The hotel was developed by former dentist and developer Rick Fitzgerald of the Oran Group, with input from experienced hotelier Des O’Dowd. It opened in 2005.
Also in the hinterland is the Fota Island Resort, developed by the Fleming Group, where a sale agreed last year for around €25m to a Beijing-based buyer has since collapsed.
Funded by Ulster Bank, the Radisson Blu hotel is being sold for its owners via agents Tom Barrett and Denis O’Donoghue of Savills in Dublin, who’ve clocked up five Cork and Kerry hotel sales in the past year and who expect domestic and overseas enquiries.
The Savills hotel division, headed by Tom Barrett, has recently sold the 182-bed River Lee Hotel in Cork city for €24.5m; the Parknasilla resort on 485 acres for €10m; the 145-bed Cork International Airport Hotel for over €5m; and Kenmare’s 66-bed Sheen Falls for €5m.
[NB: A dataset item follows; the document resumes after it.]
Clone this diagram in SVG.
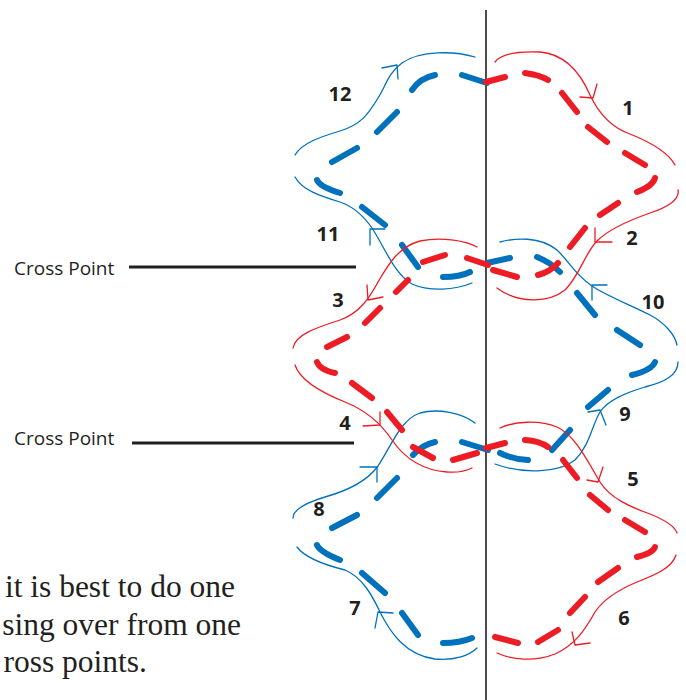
<svg xmlns="http://www.w3.org/2000/svg" width="686" height="700" viewBox="0 0 686 700">
<style>
.thin{fill:none;stroke-width:1.3;stroke-linecap:round;stroke-linejoin:round}
.dash{fill:none;stroke-width:6;stroke-linecap:round}
.b{stroke:#0071bc}
.r{stroke:#ed1c24}
.num{font-family:"Open Sans","Liberation Sans",sans-serif;font-weight:bold;font-size:20px;fill:#231f20;text-anchor:middle}
.cp{font-family:"Open Sans","Liberation Sans",sans-serif;font-size:19px;fill:#231f20}
.cap{font-family:"Liberation Serif",serif;font-size:31.5px;fill:#231f20;text-anchor:end}
.k{stroke:#231f20;fill:none}
</style>
<rect width="686" height="700" fill="#fff"/>
<g id="axis"><line class="k" x1="486" y1="10" x2="486" y2="700" stroke-width="1.6"/></g>

<g id="blue-thread">
<g class="thin b">
<path d="M475,57 C455,51 420,50 402,63 C388,73 385,88 378,98 C368,115 360,125 340,131 C320,137 302,143 295,155"/>
<path d="M382,68 L397,65 L398,79"/>
<path d="M295,177 C302,190 320,196 340,202 C355,207 365,218 372,228 C385,248 395,275 412,284 C430,292 455,290 472,283"/>
<path d="M370,245 L370,229 L385,229"/>
<path d="M500,242 C515,238 540,236 557,250 C568,260 575,275 592,286 C605,295 630,305 650,315 C665,323 675,335 677,345"/>
<path d="M607,285 L592,285 L592,300"/>
<path d="M678,362 C678,375 665,382 645,387 C625,393 608,400 600,412 C592,425 590,445 575,460 C560,472 525,475 495,464"/>
<path d="M588,412 L600,410 L606,425"/>
<path d="M475,423 C462,413 438,408 420,413 C400,420 392,445 378,466 C368,480 350,490 325,497 C305,503 293,510 293,518"/>
<path d="M360,467 L377,467 L377,482"/>
<path d="M297,547 C305,558 325,565 345,570 C362,577 372,595 380,612 C390,632 405,655 435,659 C455,661 470,655 477,648"/>
<path d="M375,628 L378,612 L393,613"/>
</g>
<g class="dash b">
<path d="M462,75 L487,83"/>
<path d="M435,75 Q420,78 412,90"/>
<path d="M397,112 L377,132"/>
<path d="M357,148 L332,162"/>
<path d="M317,180 Q320,187 340,193"/>
<path d="M362,207 L385,225"/>
<path d="M402,245 L418,267"/>
<path d="M443,277 Q460,277 470,272"/>
<path d="M487,263 L510,258"/>
<path d="M537,257 Q550,262 560,272"/>
<path d="M577,293 L595,315"/>
<path d="M617,330 L640,345"/>
<path d="M655,362 Q652,370 632,375"/>
<path d="M608,390 L588,407"/>
<path d="M570,430 L552,450"/>
<path d="M500,453 Q512,459 528,460"/>
<path d="M462,442 L488,450"/>
<path d="M413,455 Q422,445 435,442"/>
<path d="M397,478 L377,498"/>
<path d="M357,515 L332,528"/>
<path d="M317,545 Q320,552 340,560"/>
<path d="M362,573 L385,593"/>
<path d="M402,613 L418,635"/>
<path d="M443,643 Q460,643 472,638"/>
</g>
</g>

<g id="red-thread">
<g class="thin r">
<path d="M495,62 C500,55 515,51 540,52 C565,54 580,72 590,95 C598,112 610,127 630,134 C650,142 668,152 675,165"/>
<path d="M597,84 L593,98 L580,97"/>
<path d="M678,190 C680,200 668,207 650,213 C630,220 608,230 597,241 C585,253 580,275 565,290 C550,302 520,305 497,288"/>
<path d="M612,242 L595,242 L595,228"/>
<path d="M477,247 C465,240 440,237 420,241 C398,247 388,265 378,282 C370,297 360,313 340,320 C315,328 295,335 293,348"/>
<path d="M367,285 L368,300 L383,297"/>
<path d="M295,365 C300,380 320,392 345,402 C365,410 380,422 392,440 C403,456 420,470 447,472 C460,473 468,470 472,468"/>
<path d="M363,426 L380,425 L380,412"/>
<path d="M500,428 C515,421 540,420 557,427 C575,435 588,462 600,482 C610,498 630,507 650,514 C665,520 675,527 677,533"/>
<path d="M603,467 L598,482 L587,480"/>
<path d="M676,555 C672,568 655,575 637,582 C618,590 603,600 595,612 C585,630 575,645 555,654 C535,662 512,660 497,653"/>
<path d="M572,632 L575,645 L590,643"/>
</g>
<g class="dash r">
<path d="M486,82 L505,77"/>
<path d="M525,73 Q540,75 548,80"/>
<path d="M562,93 L577,112"/>
<path d="M588,127 L607,142"/>
<path d="M625,153 L645,165"/>
<path d="M655,178 Q653,186 637,192"/>
<path d="M618,203 L600,215"/>
<path d="M585,228 L570,247"/>
<path d="M558,263 Q550,272 538,275"/>
<path d="M517,277 L493,270"/>
<path d="M467,258 L488,265"/>
<path d="M445,255 L423,262"/>
<path d="M408,280 L396,292"/>
<path d="M380,308 L365,323"/>
<path d="M347,337 L327,347"/>
<path d="M317,362 Q320,370 335,373"/>
<path d="M352,383 L372,398"/>
<path d="M387,412 L402,430"/>
<path d="M413,447 L433,458"/>
<path d="M453,460 L477,453"/>
<path d="M486,448 L505,443"/>
<path d="M525,440 Q540,441 548,447"/>
<path d="M563,460 L577,478"/>
<path d="M590,495 L608,510"/>
<path d="M625,520 L645,532"/>
<path d="M655,547 Q653,553 637,557"/>
<path d="M618,568 L598,582"/>
<path d="M585,597 L570,613"/>
<path d="M558,630 L538,642"/>
<path d="M518,643 L495,637"/>
</g>
</g>

<g id="labels">
<text class="num" x="340" y="101">12</text>
<text class="num" x="628" y="115">1</text>
<text class="num" x="328" y="241">11</text>
<text class="num" x="632" y="245">2</text>
<text class="num" x="338" y="307">3</text>
<text class="num" x="653" y="309">10</text>
<text class="num" x="345" y="430">4</text>
<text class="num" x="625" y="421">9</text>
<text class="num" x="633" y="486">5</text>
<text class="num" x="319" y="516">8</text>
<text class="num" x="355" y="615">7</text>
<text class="num" x="624" y="625">6</text>
</g>

<g id="cross-point-1">
<text class="cp" x="14" y="275">Cross Point</text>
<line class="k" x1="129" y1="267" x2="356" y2="267" stroke-width="3"/>
</g>
<g id="cross-point-2">
<text class="cp" x="14" y="445">Cross Point</text>
<line class="k" x1="132" y1="443" x2="354" y2="443" stroke-width="3"/>
</g>

<g id="caption">
<text class="cap" x="235" y="597">it is best to do one</text>
<text class="cap" x="241" y="635">sing over from one</text>
<text class="cap" x="147" y="672">ross points.</text>
</g>
</svg>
The Savills team report advanced negotiations on Cork’s 131-bed Kingsley Hotel on the Carrigrohane Road, including 18 apartments guiding at €6m; as well as in the Midleton Park Hotel, guiding at €2.5m.
Little Island’s Radisson Blu Hotel has 126 bedrooms, a leisure centre with 1,000 members, a lounge, bar, a function room for up to 500 and nine other meeting rooms within the old Ditchley House. Ditchley’s lands were sold in the 1990s to O’Flynn Construction and are now occupied by East Gate Business Park.
A four-star hotel, it is one of 13 Irish hotels managed by Rezidor, with 10 of these trading as Radisson Blu hotels.
And the luxury hotel which hosted the most peaceful G8 in history could be sold by the end of the summer. More than five prospective buyers are vying for ownership of the five- star Lough Erne resort, which is on the market for around £10m (€11.7m).
Managing director of CBRE in the North, Brian Lavery, which was appointed by joint administrators KPMG to handle the sale, said there was significant interest from across the world.
“They are both local and international parties. There was a lot of interest — 60 confidentiality agreements were issued.”